Linear Regression with One Predictor Variable

Open Live Script

Simple linear regression describes the relationship between a single predictor variable and a response variable. A linear regression model is useful for understanding how changes in the predictor influence the response.

This example shows how to fit, visualize, and validate simple linear regression models of varying degrees using the polyfit and polyval functions. For information about fitting and visualizing a model using the Basic Fitting tool instead, see Interactively Fit Data and Visualize Model.

Use simple linear regression when:

You have one predictor variable.
The relationship between the predictor and response is linear in the coefficients.
You want to quantify the effect of the predictor on the response.

Plot Data

Start by plotting your data to identify possible degrees for your polynomial fit.

For example, create and visualize a sample predictor variable x and a sample response variable y. This visualization suggests that a linear or quadratic fit might describe the relationship between the predictor and response variables.

x = [0:0.5:5]';
y = [2.73 2.50 3.79 3.98 4.21 7.18 6.95 9.63 12.39 14.10 19.93]';
scatter(x,y)

Figure contains an axes object. The axes object contains an object of type scatter.

Fit First-Degree Model

Fit a first-degree (linear) model to the data by using the polyfit function. Specify two output arguments to return the polynomial coefficients as well as the error estimation structure.

[pLinear,SLinear] = polyfit(x,y,1)

pLinear = 1×2

    3.1316    0.1155

SLinear = struct with fields:
           R: [2×2 double]
          df: 9
       normr: 6.3071
    rsquared: 0.8715

Display the fitted model.

eqLinear = "Linear: " + pLinear(1) + "x + " + pLinear(2)

eqLinear = 
"Linear: 3.1316x + 0.11545"

Fit Higher-Degree Model

If a first-degree model does not adequately describe the relationship between the predictor and response variables, you can fit a higher-degree model. For example, fit a second-degree (quadratic) model to the data by using the polyfit function. Specify two output arguments to return the polynomial coefficients as well as the error estimation structure.

[pQuad,SQuad] = polyfit(x,y,2)

pQuad = 1×3

    0.7898   -0.8175    3.0773

SQuad = struct with fields:
           R: [3×3 double]
          df: 8
       normr: 2.5152
    rsquared: 0.9796

Display the fitted model.

eqQuad = "Quadratic: " + pQuad(1) + "x^2 + " + pQuad(2) + "x + " + pQuad(3)

eqQuad = 
"Quadratic: 0.78984x^2 + -0.81755x + 3.0773"

Compare Models

To compare models using a plot, first evaluate each model at query points and return the predicted response values using the polyval function. Then visualize the data and both models.

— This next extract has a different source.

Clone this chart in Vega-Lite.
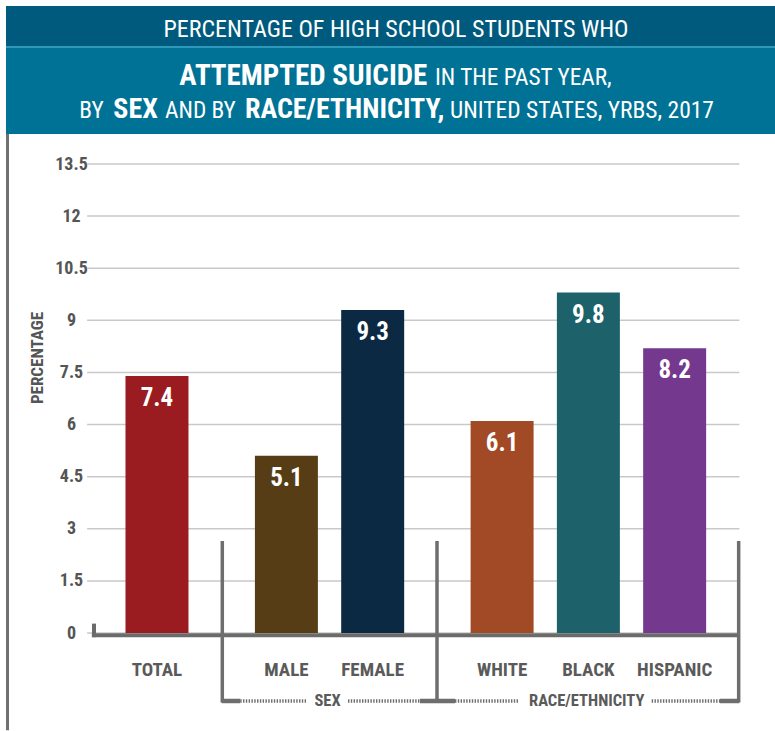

For example, get the response values for the linear model and the quadratic model over a finer range of x values.

xQuery = [0:0.05:7]';
yLinear = polyval(pLinear,xQuery);
yQuad = polyval(pQuad,xQuery);

If the higher-degree model does not predict the response values well, this might indicate overfitting. For information about validating your model and selecting the appropriate model complexity, see the Validate Model section.

Then plot the sample data and the model data.

scatter(x,y)
hold on
plot(xQuery,yLinear,"-")
plot(xQuery,yQuad,"--")
hold off

xlabel("Predictor")
ylabel("Response")
legend(["Sample data" "Linear model" "Quadratic model"])
text(0.3,30,[eqLinear eqQuad])

Figure contains an axes object. The axes object with xlabel Predictor, ylabel Response contains 4 objects of type scatter, line, text. These objects represent Sample data, Linear model, Quadratic model.

Validate Models

To validate a model, compute the coefficient of determination (R-squared) or adjusted coefficient of determination (adjusted R-squared). A value close to 1 indicates a good fit.

Validate Linear Model with R-Squared

For a first-degree model, you can access the R-squared value using the error estimation structure returned by the polyfit function. For example, query the rsquared field in SLinear.

linearR2 = SLinear.rsquared

linearR2 = 
0.8715

Validate Higher-Degree Model with Adjusted R-Squared

For higher-degree models with more terms, the R-squared value typically increases, indicating a closer fit to the observed data. However, these models have a higher risk of overfitting.

Overfitting happens when a model describes your original data (including noise) too closely and is not a good predictor of new data.

To balance prediction quality and model complexity, consider validating the model using the adjusted R-squared value, which includes a penalty for the number of predictors. You can calculate the adjusted R-squared value by using this equation, where $R^{2}$ is the value of the rsquared field in the error estimation structure, $N$ is the number of observations in your data, and $d$ is the degree of your model.

$R_{a d j u s t e d}^{2} = 1 - \frac{(1 - R^{2}) (N - 1)}{N - d - 1}$

For example, compute the adjusted R-squared value for the quadratic model.

quadAdjRsq = 1 - (1 - SQuad.rsquared) * (numel(y) - 1) / (numel(y) - 2 - 1)

quadAdjRsq = 
0.9744

Compute Maximum Prediction Error for Each Model

You can also validate a model by computing the largest error between the model predictions and the sample data. A small maximum error relative to the data values indicates a good fit.

For example, compute the maximum error for both the linear model and the quadratic model.

Lia = ismember(xQuery,x);
linearMaxError = max(abs(yLinear(Lia) - y))

linearMaxError = 
4.1564

quadMaxError = max(abs(yQuad(Lia) - y))

quadMaxError = 
1.2926